→ Supplied information
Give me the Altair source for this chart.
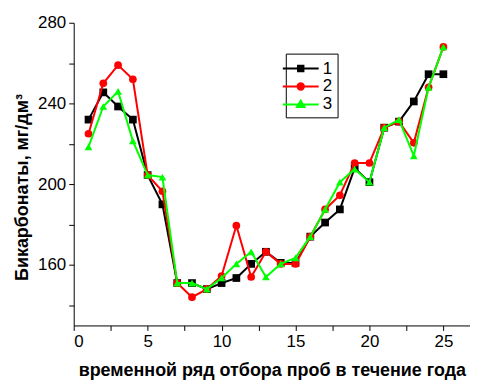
import altair as alt
import pandas as pd

x_vals = list(range(1, 26))
series_names = ["1", "2", "3"]
s1 = [232, 245.5, 238.5, 232, 204.5, 190, 151, 151, 148, 151, 153.5, 160.5, 166.5,
      161, 161, 174, 181, 187.5, 208, 201, 228, 231, 241, 254.5, 254.5]
s2 = [225, 250, 259, 252, 204.5, 196.5, 151, 144, 148, 154.5, 179.5, 154, 166.5,
      160.5, 160.5, 174, 187.5, 194.5, 210.5, 210.5, 228, 231, 220.5, 248, 268]
s3 = [218.5, 238.5, 246, 221.5, 204.5, 203.5, 151, 151, 148, 153.5, 160.5, 166.5, 154,
      160.5, 163.5, 174, 187.5, 201, 207.5, 201, 228, 232, 214, 248, 268]
colors = ["#000000", "#ff0000", "#00ff00"]
shapes = ["square", "circle", "triangle-up"]
# legend symbols: a short line segment through the marker
legend_shapes = [
    "M-2,0H2M-0.3,-0.3H0.3V0.3H-0.3Z",
    "M-2,0H2M0.36,0A0.36,0.36 0 1,1 -0.36,0A0.36,0.36 0 1,1 0.36,0Z",
    "M-2,0H2M0,-0.42L0.42,0.3L-0.42,0.3Z",
]
x_ticks = [0, 2.5, 5, 7.5, 10, 12.5, 15, 17.5, 20, 22.5, 25]
y_ticks = [140, 160, 180, 200, 220, 240, 260, 280]

rows = []
for name, vals in zip(series_names, [s1, s2, s3]):
    for xv, yv in zip(x_vals, vals):
        rows.append({"x": xv, "y": yv, "series": name})
df = pd.DataFrame(rows)

FONT = "Liberation Sans"

xenc = alt.X("x:Q", scale=alt.Scale(domain=[0, 26.8], nice=False),
             axis=alt.Axis(values=x_ticks, labelExpr="datum.value % 5 == 0 ? datum.label : ''",
                           title="временной ряд отбора проб в течение года", grid=False,
                           titleX=199))
yenc = alt.Y("y:Q", scale=alt.Scale(domain=[130, 280], nice=False, zero=False),
             axis=alt.Axis(values=y_ticks, labelExpr="datum.value % 40 == 0 ? datum.label : ''",
                           title="Бикарбонаты, мг/дм³", grid=False, titleY=165))
color = alt.Color("series:N", scale=alt.Scale(domain=series_names, range=colors), legend=None)

base = alt.Chart(df)

leg = alt.Legend(title="", orient="none", legendX=213, legendY=31,
                 strokeColor="#000000", padding=5, labelFontSize=17, labelFont=FONT,
                 symbolSize=324, rowPadding=0, labelOffset=12, symbolStrokeWidth=2)
legend_layer = base.mark_point(filled=True, opacity=1).encode(
    x=xenc, y=yenc, size=alt.value(1),
    fill=alt.Fill("series:N", scale=alt.Scale(domain=series_names, range=colors), legend=leg),
    stroke=alt.Stroke("series:N", scale=alt.Scale(domain=series_names, range=colors), legend=leg),
    shape=alt.Shape("series:N", scale=alt.Scale(domain=series_names, range=legend_shapes), legend=leg),
)
layers = [legend_layer]
for name, shp in zip(series_names, shapes):
    sub = base.transform_filter(alt.datum.series == name)
    layers.append(sub.mark_line(strokeWidth=2).encode(x=xenc, y=yenc, color=color, order="x:Q"))
    layers.append(sub.mark_point(filled=True, size=60, opacity=1, shape=shp).encode(
        x=xenc, y=yenc, color=color))

chart = alt.layer(*layers).properties(
    width=398, height=304,
    padding={"left": 5, "top": 5, "right": 0, "bottom": 5},
).configure_view(
    stroke=None
).configure_axis(
    domainColor="#000000", tickColor="#000000", labelColor="#000000", titleColor="#000000",
    labelFont=FONT, titleFont=FONT, labelFontSize=17, titleFontWeight="bold",
    tickSize=5, domainWidth=1, labelPadding=3
).configure_axisY(titlePadding=6, titleFontSize=18).configure_axisX(titlePadding=12, titleFontSize=18)

chart.save("out.html", embed_options={"renderer": "svg", "actions": False})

→ Description of the task
Transcribe the preceding listing in its entirety and with exact wording, leaving out pictures.

→ Solution to the problem
Give me the Altair source for this chart.
import altair as alt
import pandas as pd

x_vals = list(range(1, 26))
series_names = ["1", "2", "3"]
s1 = [232, 245.5, 238.5, 232, 204.5, 190, 151, 151, 148, 151, 153.5, 160.5, 166.5,
      161, 161, 174, 181, 187.5, 208, 201, 228, 231, 241, 254.5, 254.5]
s2 = [225, 250, 259, 252, 204.5, 196.5, 151, 144, 148, 154.5, 179.5, 154, 166.5,
      160.5, 160.5, 174, 187.5, 194.5, 210.5, 210.5, 228, 231, 220.5, 248, 268]
s3 = [218.5, 238.5, 246, 221.5, 204.5, 203.5, 151, 151, 148, 153.5, 160.5, 166.5, 154,
      160.5, 163.5, 174, 187.5, 201, 207.5, 201, 228, 232, 214, 248, 268]
colors = ["#000000", "#ff0000", "#00ff00"]
shapes = ["square", "circle", "triangle-up"]
# legend symbols: a short line segment through the marker
legend_shapes = [
    "M-2,0H2M-0.3,-0.3H0.3V0.3H-0.3Z",
    "M-2,0H2M0.36,0A0.36,0.36 0 1,1 -0.36,0A0.36,0.36 0 1,1 0.36,0Z",
    "M-2,0H2M0,-0.42L0.42,0.3L-0.42,0.3Z",
]
x_ticks = [0, 2.5, 5, 7.5, 10, 12.5, 15, 17.5, 20, 22.5, 25]
y_ticks = [140, 160, 180, 200, 220, 240, 260, 280]

rows = []
for name, vals in zip(series_names, [s1, s2, s3]):
    for xv, yv in zip(x_vals, vals):
        rows.append({"x": xv, "y": yv, "series": name})
df = pd.DataFrame(rows)

FONT = "Liberation Sans"

xenc = alt.X("x:Q", scale=alt.Scale(domain=[0, 26.8], nice=False),
             axis=alt.Axis(values=x_ticks, labelExpr="datum.value % 5 == 0 ? datum.label : ''",
                           title="временной ряд отбора проб в течение года", grid=False,
                           titleX=199))
yenc = alt.Y("y:Q", scale=alt.Scale(domain=[130, 280], nice=False, zero=False),
             axis=alt.Axis(values=y_ticks, labelExpr="datum.value % 40 == 0 ? datum.label : ''",
                           title="Бикарбонаты, мг/дм³", grid=False, titleY=165))
color = alt.Color("series:N", scale=alt.Scale(domain=series_names, range=colors), legend=None)

base = alt.Chart(df)

leg = alt.Legend(title="", orient="none", legendX=213, legendY=31,
                 strokeColor="#000000", padding=5, labelFontSize=17, labelFont=FONT,
                 symbolSize=324, rowPadding=0, labelOffset=12, symbolStrokeWidth=2)
legend_layer = base.mark_point(filled=True, opacity=1).encode(
    x=xenc, y=yenc, size=alt.value(1),
    fill=alt.Fill("series:N", scale=alt.Scale(domain=series_names, range=colors), legend=leg),
    stroke=alt.Stroke("series:N", scale=alt.Scale(domain=series_names, range=colors), legend=leg),
    shape=alt.Shape("series:N", scale=alt.Scale(domain=series_names, range=legend_shapes), legend=leg),
)
layers = [legend_layer]
for name, shp in zip(series_names, shapes):
    sub = base.transform_filter(alt.datum.series == name)
    layers.append(sub.mark_line(strokeWidth=2).encode(x=xenc, y=yenc, color=color, order="x:Q"))
    layers.append(sub.mark_point(filled=True, size=60, opacity=1, shape=shp).encode(
        x=xenc, y=yenc, color=color))

chart = alt.layer(*layers).properties(
    width=398, height=304,
    padding={"left": 5, "top": 5, "right": 0, "bottom": 5},
).configure_view(
    stroke=None
).configure_axis(
    domainColor="#000000", tickColor="#000000", labelColor="#000000", titleColor="#000000",
    labelFont=FONT, titleFont=FONT, labelFontSize=17, titleFontWeight="bold",
    tickSize=5, domainWidth=1, labelPadding=3
).configure_axisY(titlePadding=6, titleFontSize=18).configure_axisX(titlePadding=12, titleFontSize=18)

chart.save("out.html", embed_options={"renderer": "svg", "actions": False})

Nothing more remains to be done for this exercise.